At the time we found the problem we simply disabled the garbage collector in our test-framework and started logging gc.collect()’s after each test method had run. In addition to this, we added support for running the garbage collector on demand in our software so that we could run it for some hours with tons of data and then see if a gc.collect() returned something. Some days later we had nailed the last of the few cyclic references and were ready to run the whole application with the garbage collector disabled. Result was a lot better performance, and the end of stop-the-world garbage collections. Win!
The new version of our product relies on a much better virtual machine, namely the JVM, we do however still use Python a lot for non performance critical scripting, and for analyzing data and so on. During last week I analyzed a lot of data to locate a bug, this involved loading up a blob of JSON data and juggle it around until something interesting popped up (and it did!).
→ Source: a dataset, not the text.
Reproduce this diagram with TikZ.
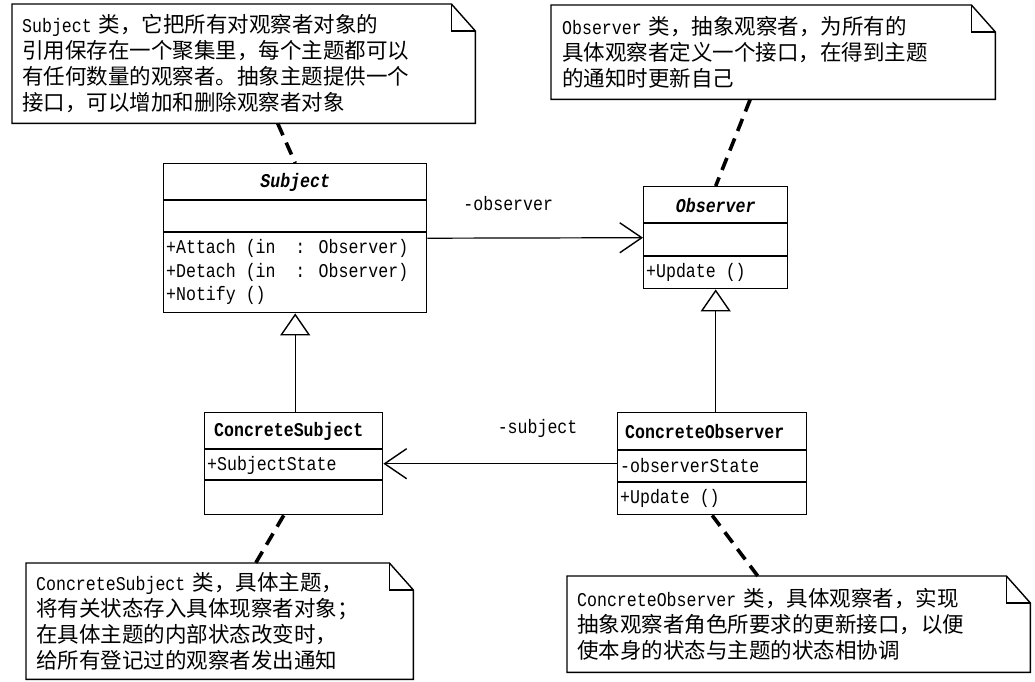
\documentclass[tikz,border=0pt]{standalone}
\usepackage{fontspec}
\setmainfont{Liberation Mono}[FakeStretch=0.85]
\newfontfamily\cjk{Noto Sans CJK SC}
\usetikzlibrary{arrows.meta,calc}
\newcommand\latword[1]{{\rmfamily\fontsize{19.5}{26}\selectfont #1}}
\tikzset{
  notebox/.style={draw=none, anchor=north west, inner xsep=10pt, inner ysep=0pt, align=left,
    font=\cjk\fontsize{21.5}{26}\selectfont},
  classbox/.style={draw, line width=1.4pt, anchor=north west, inner sep=0pt},
  sepline/.style={line width=1.4pt},
  notelink/.style={line width=3.6pt, dash pattern=on 13pt off 8pt},
  member/.style={anchor=west, inner sep=0pt, align=left, font=\fontsize{19.5}{23.5}\selectfont},
  cname/.style={inner sep=0pt, font=\bfseries\fontsize{19.5}{22}\selectfont},
  assoc/.style={line width=1.2pt, -{Straight Barb[length=22pt, width=30pt, line width=1.4pt]}},
  inherit/.style={line width=1.2pt, -{Triangle[open, length=22pt, width=30pt, line width=1.4pt, fill=white]}},
  lbl/.style={inner sep=0pt, font=\fontsize{19.5}{22}\selectfont},
  fold/.style={line width=1.4pt}
}
\newcommand\notefold[1]{%
  \draw[fold] (#1.north west) -- ([xshift=-24pt]#1.north east) -- ([yshift=-27pt]#1.north east)
     -- (#1.south east) -- (#1.south west) -- cycle;
  \draw[fold] ([xshift=-24pt]#1.north east) -- ([xshift=-24pt,yshift=-27pt]#1.north east)
     -- ([yshift=-27pt]#1.north east);}
\begin{document}
\begin{tikzpicture}[x=1pt, y=-1pt]
\useasboundingbox[fill=white] (0,0) rectangle (1035,681);

% ---------- notes ----------
\node[notebox, text width=443pt, minimum height=119pt] (n1) at (12,4)
 {\latword{Subject} 类，它把所有对观察者对象的\\
  引用保存在一个聚集里，每个主题都可以\\
  有任何数量的观察者。抽象主题提供一个\\
  接口，可以增加和删除观察者对象};
\notefold{n1}

\node[notebox, inner xsep=11pt, text width=422pt, minimum height=94pt] (n2) at (551,5)
 {\latword{Observer} 类，抽象观察者，为所有的\\
  具体观察者定义一个接口，在得到主题\\
  的通知时更新自己};
\notefold{n2}

\node[notebox, text width=367pt, minimum height=116pt] (n3) at (26,563)
 {\latword{ConcreteSubject} 类，具体主题，\\
  将有关状态存入具体现察者对象；\\
  在具体主题的内部状态改变时，\\
  给所有登记过的观察者发出通知};
\notefold{n3}

\node[notebox, text width=443pt, minimum height=96pt] (n4) at (567,576)
 {\latword{ConcreteObserver} 类，具体观察者，实现\\
  抽象观察者角色所要求的更新接口，以便\\
  使本身的状态与主题的状态相协调};
\notefold{n4}

% ---------- Subject ----------
\node[classbox, minimum width=263pt, minimum height=149pt] (S) at (163,163) {};
\draw[sepline] ([yshift=-37pt]S.north west) -- ([yshift=-37pt]S.north east);
\draw[sepline] ([yshift=-69pt]S.north west) -- ([yshift=-69pt]S.north east);
\node[cname, font=\bfseries\itshape\fontsize{19.5}{22}\selectfont] (Sn) at ([yshift=-19pt]S.north) {Subject};
\node[member] (Sm) at ([xshift=3pt, yshift=-109pt]S.north west)
 {+Attach (in\ \ : Observer)\\+Detach (in\ \ : Observer)\\+Notify ()};

% ---------- Observer ----------
\node[classbox, minimum width=144pt, minimum height=102pt] (O) at (643,186) {};
\draw[sepline] ([yshift=-37pt]O.north west) -- ([yshift=-37pt]O.north east);
\draw[sepline] ([yshift=-70pt]O.north west) -- ([yshift=-70pt]O.north east);
\node[cname, font=\bfseries\itshape\fontsize{19.5}{22}\selectfont] (On) at ([yshift=-20pt]O.north) {Observer};
\node[member] (Om) at ([xshift=3pt, yshift=-86pt]O.north west) {+Update ()};

% ---------- ConcreteSubject ----------
\node[classbox, minimum width=178pt, minimum height=102pt] (CS) at (204,412) {};
\draw[sepline] ([yshift=-37pt]CS.north west) -- ([yshift=-37pt]CS.north east);
\draw[sepline] ([yshift=-68pt]CS.north west) -- ([yshift=-68pt]CS.north east);
\node[cname, anchor=west] (CSn) at ([xshift=10pt, yshift=-19pt]CS.north west) {ConcreteSubject};
\node[member] (CSm) at ([xshift=3pt, yshift=-53pt]CS.north west) {+SubjectState};

% ---------- ConcreteObserver ----------
\node[classbox, minimum width=189pt, minimum height=102pt] (CO) at (617,412) {};
\draw[sepline] ([yshift=-38pt]CO.north west) -- ([yshift=-38pt]CO.north east);
\draw[sepline] ([yshift=-70pt]CO.north west) -- ([yshift=-70pt]CO.north east);
\node[cname, anchor=west] (COn) at ([xshift=8pt, yshift=-20pt]CO.north west) {ConcreteObserver};
\node[member] (COm) at ([xshift=3pt, yshift=-54pt]CO.north west) {-observerState};
\node[member] (COo) at ([xshift=3pt, yshift=-86pt]CO.north west) {+Update ()};

% ---------- connectors ----------
\draw[assoc] (S.east) -- (O.west)
  node[lbl, pos=0.375, yshift=34pt] (lobs) {-observer};
\draw[assoc] (CO.west) -- (CS.east)
  node[lbl, pos=0.34, yshift=35pt] (lsub) {-subject};
\draw[inherit] (CS.north -| S.south) -- (S.south);
\draw[inherit] (CO.north -| O.south) -- (O.south);

\draw[notelink] ([xshift=34pt]n1.south) -- (S.north);
\draw[notelink] ([xshift=-23pt]n2.south) -- (O.north);
\draw[notelink] ([xshift=-10pt]CS.south) -- ([xshift=36pt]n3.north);
\draw[notelink] (CO.south) -- ([xshift=-41pt]n4.north);
\end{tikzpicture}
\end{document}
This is a prime example of what disabling the garbage collector can do for you on a daily basis, so here it comes:
>>> import cjson, time, gc
>>> def read_json_blob():
... t0 = time.time()
... fd = file("mytestfile")
... data = fd.read()
... fd.close()
... t1 = time.time()
... parsed = cjson.decode(data)
... t2 = time.time()
... print "read file in %.2fs, parsed json in %.2fs, total of %.2fs" % \\
(t1-t0, t2-t1, t2-t0)
>>> read_json_blob()
# read file in 10.57s, parsed json in 531.10s, total of 541.67s
>>> gc.disable()
>>> read_json_blob()
# read file in 0.59s, parsed json in 15.13s, total of 15.72s
>>> gc.collect()
# 0Ok, so that’s 15 seconds instead of about 9 minutes until I’m able to to start to analyze the data, and of course there was nothing for the garbage collector to collect afterwards. The file in question is a 1.2GB JSON text file, the disks perform at about 110MB/s sequential reads, and we have 8 cores of Intel Xeon E5520 2.27GHz to use (only one core used in this example).
I hope this saves someone elses time as it has saved mine.